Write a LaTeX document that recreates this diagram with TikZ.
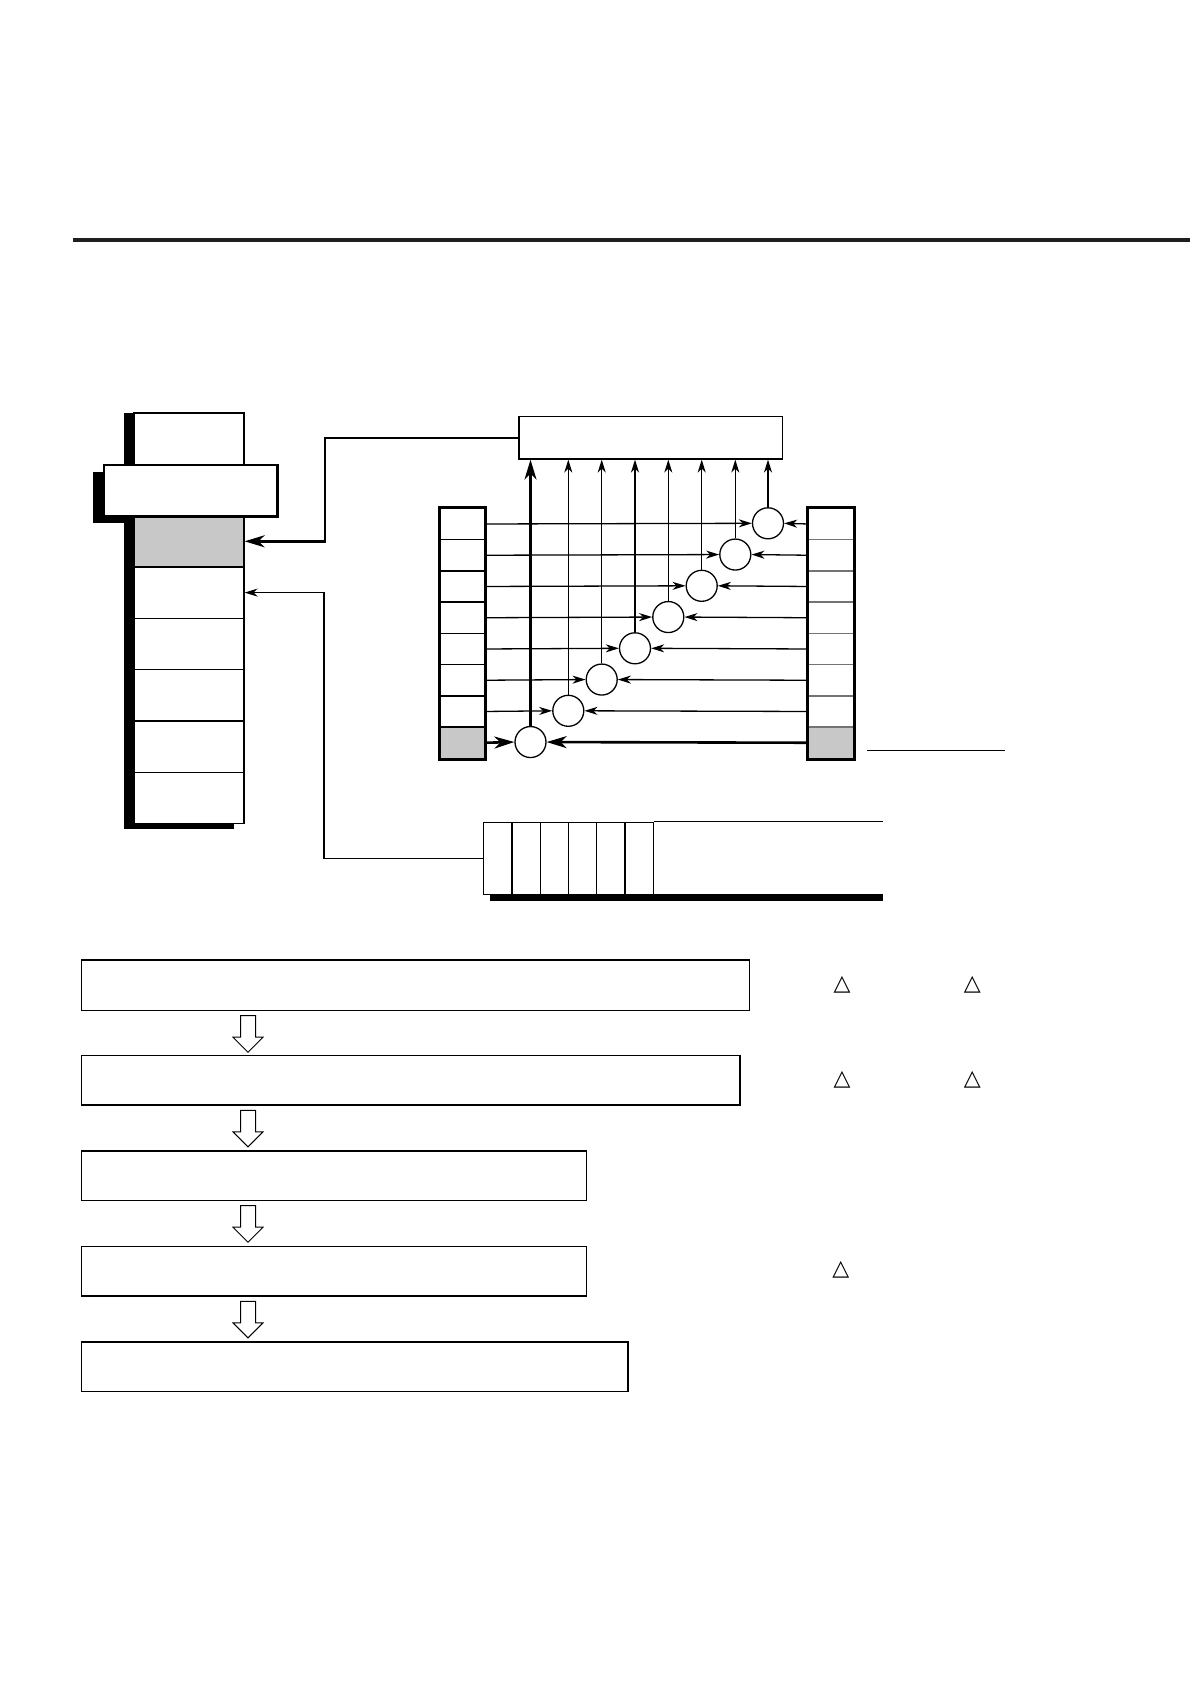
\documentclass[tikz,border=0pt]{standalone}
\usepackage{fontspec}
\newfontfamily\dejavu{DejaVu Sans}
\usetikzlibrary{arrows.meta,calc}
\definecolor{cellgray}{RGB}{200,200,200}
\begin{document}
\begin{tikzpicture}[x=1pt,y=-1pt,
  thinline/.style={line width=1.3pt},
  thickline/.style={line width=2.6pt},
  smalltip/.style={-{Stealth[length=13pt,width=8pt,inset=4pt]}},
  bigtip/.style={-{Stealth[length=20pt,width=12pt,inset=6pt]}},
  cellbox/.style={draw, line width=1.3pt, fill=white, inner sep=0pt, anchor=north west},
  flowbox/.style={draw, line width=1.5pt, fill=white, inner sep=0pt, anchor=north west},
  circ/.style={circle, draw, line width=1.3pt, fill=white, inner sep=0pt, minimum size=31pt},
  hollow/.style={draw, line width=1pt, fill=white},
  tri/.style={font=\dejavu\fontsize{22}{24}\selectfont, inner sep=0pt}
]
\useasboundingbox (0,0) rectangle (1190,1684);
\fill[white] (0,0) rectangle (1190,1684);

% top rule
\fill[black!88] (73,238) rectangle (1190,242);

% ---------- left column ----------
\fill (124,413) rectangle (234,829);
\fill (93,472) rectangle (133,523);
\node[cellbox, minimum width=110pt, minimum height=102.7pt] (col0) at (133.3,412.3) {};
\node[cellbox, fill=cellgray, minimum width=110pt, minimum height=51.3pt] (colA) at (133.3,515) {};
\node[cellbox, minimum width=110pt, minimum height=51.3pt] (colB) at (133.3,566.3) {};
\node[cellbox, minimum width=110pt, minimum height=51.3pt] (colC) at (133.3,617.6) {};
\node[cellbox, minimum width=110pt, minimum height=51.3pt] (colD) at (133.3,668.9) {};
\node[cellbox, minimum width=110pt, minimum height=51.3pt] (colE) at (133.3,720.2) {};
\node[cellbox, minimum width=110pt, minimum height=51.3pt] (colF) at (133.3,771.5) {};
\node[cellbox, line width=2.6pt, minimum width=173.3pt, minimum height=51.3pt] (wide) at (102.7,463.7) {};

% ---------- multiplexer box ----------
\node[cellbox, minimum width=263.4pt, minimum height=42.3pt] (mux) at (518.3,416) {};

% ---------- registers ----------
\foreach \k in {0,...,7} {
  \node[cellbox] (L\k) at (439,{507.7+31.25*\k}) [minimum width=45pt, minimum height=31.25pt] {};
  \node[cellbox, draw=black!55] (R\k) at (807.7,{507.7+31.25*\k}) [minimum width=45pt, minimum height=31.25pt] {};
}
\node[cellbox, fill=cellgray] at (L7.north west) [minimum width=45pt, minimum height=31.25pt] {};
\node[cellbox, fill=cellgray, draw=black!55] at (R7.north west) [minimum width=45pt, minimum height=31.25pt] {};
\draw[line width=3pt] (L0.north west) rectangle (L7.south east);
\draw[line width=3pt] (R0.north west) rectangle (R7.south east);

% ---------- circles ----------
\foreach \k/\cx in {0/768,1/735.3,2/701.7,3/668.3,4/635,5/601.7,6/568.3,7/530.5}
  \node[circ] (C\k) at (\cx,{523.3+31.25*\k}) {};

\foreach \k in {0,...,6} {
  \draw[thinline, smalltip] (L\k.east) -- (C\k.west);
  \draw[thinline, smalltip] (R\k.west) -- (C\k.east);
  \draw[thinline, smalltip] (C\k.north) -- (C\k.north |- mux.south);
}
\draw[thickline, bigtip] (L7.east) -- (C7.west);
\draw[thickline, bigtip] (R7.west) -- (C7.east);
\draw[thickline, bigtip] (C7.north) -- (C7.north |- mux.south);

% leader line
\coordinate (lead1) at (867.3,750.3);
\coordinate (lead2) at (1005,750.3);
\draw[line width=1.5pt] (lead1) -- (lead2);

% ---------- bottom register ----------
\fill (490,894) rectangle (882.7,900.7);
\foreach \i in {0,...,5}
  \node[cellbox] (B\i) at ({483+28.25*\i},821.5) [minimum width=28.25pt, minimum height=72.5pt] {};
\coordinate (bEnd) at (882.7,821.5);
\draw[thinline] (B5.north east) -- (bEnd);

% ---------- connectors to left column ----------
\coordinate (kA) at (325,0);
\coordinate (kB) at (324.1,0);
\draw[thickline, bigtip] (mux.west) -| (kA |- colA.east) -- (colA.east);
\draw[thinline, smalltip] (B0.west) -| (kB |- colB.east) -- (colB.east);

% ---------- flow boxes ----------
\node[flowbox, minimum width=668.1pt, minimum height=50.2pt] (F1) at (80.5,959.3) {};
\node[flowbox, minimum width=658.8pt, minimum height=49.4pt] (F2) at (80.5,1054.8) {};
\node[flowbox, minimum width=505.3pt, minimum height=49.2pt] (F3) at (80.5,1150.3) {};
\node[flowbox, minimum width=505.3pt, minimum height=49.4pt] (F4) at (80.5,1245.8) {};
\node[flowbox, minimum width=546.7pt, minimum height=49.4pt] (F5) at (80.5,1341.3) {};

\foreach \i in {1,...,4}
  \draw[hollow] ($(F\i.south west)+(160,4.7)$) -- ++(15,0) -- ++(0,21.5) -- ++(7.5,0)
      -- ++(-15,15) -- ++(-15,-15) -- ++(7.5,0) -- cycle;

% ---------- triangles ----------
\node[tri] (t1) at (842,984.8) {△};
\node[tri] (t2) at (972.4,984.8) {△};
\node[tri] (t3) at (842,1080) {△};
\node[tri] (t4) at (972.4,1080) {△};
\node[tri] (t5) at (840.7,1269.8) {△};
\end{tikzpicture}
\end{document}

» Work required:
Each line of the material must be retyped exactly, except that images are omitted.

» Solution:
Write a LaTeX document that recreates this diagram with TikZ.
\documentclass[tikz,border=0pt]{standalone}
\usepackage{fontspec}
\newfontfamily\dejavu{DejaVu Sans}
\usetikzlibrary{arrows.meta,calc}
\definecolor{cellgray}{RGB}{200,200,200}
\begin{document}
\begin{tikzpicture}[x=1pt,y=-1pt,
  thinline/.style={line width=1.3pt},
  thickline/.style={line width=2.6pt},
  smalltip/.style={-{Stealth[length=13pt,width=8pt,inset=4pt]}},
  bigtip/.style={-{Stealth[length=20pt,width=12pt,inset=6pt]}},
  cellbox/.style={draw, line width=1.3pt, fill=white, inner sep=0pt, anchor=north west},
  flowbox/.style={draw, line width=1.5pt, fill=white, inner sep=0pt, anchor=north west},
  circ/.style={circle, draw, line width=1.3pt, fill=white, inner sep=0pt, minimum size=31pt},
  hollow/.style={draw, line width=1pt, fill=white},
  tri/.style={font=\dejavu\fontsize{22}{24}\selectfont, inner sep=0pt}
]
\useasboundingbox (0,0) rectangle (1190,1684);
\fill[white] (0,0) rectangle (1190,1684);

% top rule
\fill[black!88] (73,238) rectangle (1190,242);

% ---------- left column ----------
\fill (124,413) rectangle (234,829);
\fill (93,472) rectangle (133,523);
\node[cellbox, minimum width=110pt, minimum height=102.7pt] (col0) at (133.3,412.3) {};
\node[cellbox, fill=cellgray, minimum width=110pt, minimum height=51.3pt] (colA) at (133.3,515) {};
\node[cellbox, minimum width=110pt, minimum height=51.3pt] (colB) at (133.3,566.3) {};
\node[cellbox, minimum width=110pt, minimum height=51.3pt] (colC) at (133.3,617.6) {};
\node[cellbox, minimum width=110pt, minimum height=51.3pt] (colD) at (133.3,668.9) {};
\node[cellbox, minimum width=110pt, minimum height=51.3pt] (colE) at (133.3,720.2) {};
\node[cellbox, minimum width=110pt, minimum height=51.3pt] (colF) at (133.3,771.5) {};
\node[cellbox, line width=2.6pt, minimum width=173.3pt, minimum height=51.3pt] (wide) at (102.7,463.7) {};

% ---------- multiplexer box ----------
\node[cellbox, minimum width=263.4pt, minimum height=42.3pt] (mux) at (518.3,416) {};

% ---------- registers ----------
\foreach \k in {0,...,7} {
  \node[cellbox] (L\k) at (439,{507.7+31.25*\k}) [minimum width=45pt, minimum height=31.25pt] {};
  \node[cellbox, draw=black!55] (R\k) at (807.7,{507.7+31.25*\k}) [minimum width=45pt, minimum height=31.25pt] {};
}
\node[cellbox, fill=cellgray] at (L7.north west) [minimum width=45pt, minimum height=31.25pt] {};
\node[cellbox, fill=cellgray, draw=black!55] at (R7.north west) [minimum width=45pt, minimum height=31.25pt] {};
\draw[line width=3pt] (L0.north west) rectangle (L7.south east);
\draw[line width=3pt] (R0.north west) rectangle (R7.south east);

% ---------- circles ----------
\foreach \k/\cx in {0/768,1/735.3,2/701.7,3/668.3,4/635,5/601.7,6/568.3,7/530.5}
  \node[circ] (C\k) at (\cx,{523.3+31.25*\k}) {};

\foreach \k in {0,...,6} {
  \draw[thinline, smalltip] (L\k.east) -- (C\k.west);
  \draw[thinline, smalltip] (R\k.west) -- (C\k.east);
  \draw[thinline, smalltip] (C\k.north) -- (C\k.north |- mux.south);
}
\draw[thickline, bigtip] (L7.east) -- (C7.west);
\draw[thickline, bigtip] (R7.west) -- (C7.east);
\draw[thickline, bigtip] (C7.north) -- (C7.north |- mux.south);

% leader line
\coordinate (lead1) at (867.3,750.3);
\coordinate (lead2) at (1005,750.3);
\draw[line width=1.5pt] (lead1) -- (lead2);

% ---------- bottom register ----------
\fill (490,894) rectangle (882.7,900.7);
\foreach \i in {0,...,5}
  \node[cellbox] (B\i) at ({483+28.25*\i},821.5) [minimum width=28.25pt, minimum height=72.5pt] {};
\coordinate (bEnd) at (882.7,821.5);
\draw[thinline] (B5.north east) -- (bEnd);

% ---------- connectors to left column ----------
\coordinate (kA) at (325,0);
\coordinate (kB) at (324.1,0);
\draw[thickline, bigtip] (mux.west) -| (kA |- colA.east) -- (colA.east);
\draw[thinline, smalltip] (B0.west) -| (kB |- colB.east) -- (colB.east);

% ---------- flow boxes ----------
\node[flowbox, minimum width=668.1pt, minimum height=50.2pt] (F1) at (80.5,959.3) {};
\node[flowbox, minimum width=658.8pt, minimum height=49.4pt] (F2) at (80.5,1054.8) {};
\node[flowbox, minimum width=505.3pt, minimum height=49.2pt] (F3) at (80.5,1150.3) {};
\node[flowbox, minimum width=505.3pt, minimum height=49.4pt] (F4) at (80.5,1245.8) {};
\node[flowbox, minimum width=546.7pt, minimum height=49.4pt] (F5) at (80.5,1341.3) {};

\foreach \i in {1,...,4}
  \draw[hollow] ($(F\i.south west)+(160,4.7)$) -- ++(15,0) -- ++(0,21.5) -- ++(7.5,0)
      -- ++(-15,15) -- ++(-15,-15) -- ++(7.5,0) -- cycle;

% ---------- triangles ----------
\node[tri] (t1) at (842,984.8) {△};
\node[tri] (t2) at (972.4,984.8) {△};
\node[tri] (t3) at (842,1080) {△};
\node[tri] (t4) at (972.4,1080) {△};
\node[tri] (t5) at (840.7,1269.8) {△};
\end{tikzpicture}
\end{document}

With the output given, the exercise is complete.